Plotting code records
>>>>>

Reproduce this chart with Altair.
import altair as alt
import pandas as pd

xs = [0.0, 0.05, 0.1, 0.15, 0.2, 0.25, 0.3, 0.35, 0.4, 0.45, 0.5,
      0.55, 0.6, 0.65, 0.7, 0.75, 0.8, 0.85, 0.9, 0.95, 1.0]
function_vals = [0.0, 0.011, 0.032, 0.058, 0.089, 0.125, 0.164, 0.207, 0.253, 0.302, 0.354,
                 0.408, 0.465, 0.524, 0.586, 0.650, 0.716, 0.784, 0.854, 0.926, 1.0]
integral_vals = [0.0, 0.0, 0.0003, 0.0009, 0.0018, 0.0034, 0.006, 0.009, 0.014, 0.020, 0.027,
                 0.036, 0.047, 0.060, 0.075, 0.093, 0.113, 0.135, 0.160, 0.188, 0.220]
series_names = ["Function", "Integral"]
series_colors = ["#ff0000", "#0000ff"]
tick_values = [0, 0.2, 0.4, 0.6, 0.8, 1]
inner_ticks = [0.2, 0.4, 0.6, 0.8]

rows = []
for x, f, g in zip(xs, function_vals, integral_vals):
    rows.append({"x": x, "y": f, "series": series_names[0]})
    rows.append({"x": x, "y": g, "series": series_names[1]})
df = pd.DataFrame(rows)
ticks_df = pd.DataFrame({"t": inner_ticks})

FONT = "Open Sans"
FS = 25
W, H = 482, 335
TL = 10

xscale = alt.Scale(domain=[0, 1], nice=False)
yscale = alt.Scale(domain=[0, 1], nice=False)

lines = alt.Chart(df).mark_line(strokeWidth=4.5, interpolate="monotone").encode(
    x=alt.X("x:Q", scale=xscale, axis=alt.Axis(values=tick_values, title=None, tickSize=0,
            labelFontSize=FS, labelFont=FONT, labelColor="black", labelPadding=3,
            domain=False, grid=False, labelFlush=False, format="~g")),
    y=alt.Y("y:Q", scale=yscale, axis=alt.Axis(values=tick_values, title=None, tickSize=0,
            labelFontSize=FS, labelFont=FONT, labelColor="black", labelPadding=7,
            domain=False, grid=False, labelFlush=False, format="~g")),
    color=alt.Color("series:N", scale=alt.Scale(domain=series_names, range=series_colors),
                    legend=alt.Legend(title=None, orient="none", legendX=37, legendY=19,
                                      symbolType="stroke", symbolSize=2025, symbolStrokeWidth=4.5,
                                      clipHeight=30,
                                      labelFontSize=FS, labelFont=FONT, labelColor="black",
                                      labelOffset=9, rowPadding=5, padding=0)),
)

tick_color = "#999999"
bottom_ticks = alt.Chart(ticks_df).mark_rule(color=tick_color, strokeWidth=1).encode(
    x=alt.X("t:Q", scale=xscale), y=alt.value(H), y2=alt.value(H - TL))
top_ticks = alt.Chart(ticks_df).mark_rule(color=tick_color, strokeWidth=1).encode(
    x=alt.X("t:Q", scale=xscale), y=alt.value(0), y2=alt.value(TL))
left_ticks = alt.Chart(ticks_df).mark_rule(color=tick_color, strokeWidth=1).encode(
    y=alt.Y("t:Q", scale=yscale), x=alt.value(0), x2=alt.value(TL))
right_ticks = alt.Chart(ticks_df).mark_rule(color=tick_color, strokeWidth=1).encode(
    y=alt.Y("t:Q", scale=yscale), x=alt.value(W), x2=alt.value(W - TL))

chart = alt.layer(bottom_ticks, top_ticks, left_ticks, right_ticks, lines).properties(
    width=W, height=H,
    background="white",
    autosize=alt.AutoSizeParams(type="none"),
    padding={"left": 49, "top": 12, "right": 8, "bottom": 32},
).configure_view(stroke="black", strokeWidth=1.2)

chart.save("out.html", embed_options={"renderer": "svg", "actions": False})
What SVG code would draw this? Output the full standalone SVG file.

<<<<<

Copy the data above in full, character for character.

Reproduce this chart with Altair.
import altair as alt
import pandas as pd

xs = [0.0, 0.05, 0.1, 0.15, 0.2, 0.25, 0.3, 0.35, 0.4, 0.45, 0.5,
      0.55, 0.6, 0.65, 0.7, 0.75, 0.8, 0.85, 0.9, 0.95, 1.0]
function_vals = [0.0, 0.011, 0.032, 0.058, 0.089, 0.125, 0.164, 0.207, 0.253, 0.302, 0.354,
                 0.408, 0.465, 0.524, 0.586, 0.650, 0.716, 0.784, 0.854, 0.926, 1.0]
integral_vals = [0.0, 0.0, 0.0003, 0.0009, 0.0018, 0.0034, 0.006, 0.009, 0.014, 0.020, 0.027,
                 0.036, 0.047, 0.060, 0.075, 0.093, 0.113, 0.135, 0.160, 0.188, 0.220]
series_names = ["Function", "Integral"]
series_colors = ["#ff0000", "#0000ff"]
tick_values = [0, 0.2, 0.4, 0.6, 0.8, 1]
inner_ticks = [0.2, 0.4, 0.6, 0.8]

rows = []
for x, f, g in zip(xs, function_vals, integral_vals):
    rows.append({"x": x, "y": f, "series": series_names[0]})
    rows.append({"x": x, "y": g, "series": series_names[1]})
df = pd.DataFrame(rows)
ticks_df = pd.DataFrame({"t": inner_ticks})

FONT = "Open Sans"
FS = 25
W, H = 482, 335
TL = 10

xscale = alt.Scale(domain=[0, 1], nice=False)
yscale = alt.Scale(domain=[0, 1], nice=False)

lines = alt.Chart(df).mark_line(strokeWidth=4.5, interpolate="monotone").encode(
    x=alt.X("x:Q", scale=xscale, axis=alt.Axis(values=tick_values, title=None, tickSize=0,
            labelFontSize=FS, labelFont=FONT, labelColor="black", labelPadding=3,
            domain=False, grid=False, labelFlush=False, format="~g")),
    y=alt.Y("y:Q", scale=yscale, axis=alt.Axis(values=tick_values, title=None, tickSize=0,
            labelFontSize=FS, labelFont=FONT, labelColor="black", labelPadding=7,
            domain=False, grid=False, labelFlush=False, format="~g")),
    color=alt.Color("series:N", scale=alt.Scale(domain=series_names, range=series_colors),
                    legend=alt.Legend(title=None, orient="none", legendX=37, legendY=19,
                                      symbolType="stroke", symbolSize=2025, symbolStrokeWidth=4.5,
                                      clipHeight=30,
                                      labelFontSize=FS, labelFont=FONT, labelColor="black",
                                      labelOffset=9, rowPadding=5, padding=0)),
)

tick_color = "#999999"
bottom_ticks = alt.Chart(ticks_df).mark_rule(color=tick_color, strokeWidth=1).encode(
    x=alt.X("t:Q", scale=xscale), y=alt.value(H), y2=alt.value(H - TL))
top_ticks = alt.Chart(ticks_df).mark_rule(color=tick_color, strokeWidth=1).encode(
    x=alt.X("t:Q", scale=xscale), y=alt.value(0), y2=alt.value(TL))
left_ticks = alt.Chart(ticks_df).mark_rule(color=tick_color, strokeWidth=1).encode(
    y=alt.Y("t:Q", scale=yscale), x=alt.value(0), x2=alt.value(TL))
right_ticks = alt.Chart(ticks_df).mark_rule(color=tick_color, strokeWidth=1).encode(
    y=alt.Y("t:Q", scale=yscale), x=alt.value(W), x2=alt.value(W - TL))

chart = alt.layer(bottom_ticks, top_ticks, left_ticks, right_ticks, lines).properties(
    width=W, height=H,
    background="white",
    autosize=alt.AutoSizeParams(type="none"),
    padding={"left": 49, "top": 12, "right": 8, "bottom": 32},
).configure_view(stroke="black", strokeWidth=1.2)

chart.save("out.html", embed_options={"renderer": "svg", "actions": False})
What SVG code would draw this? Output the full standalone SVG file.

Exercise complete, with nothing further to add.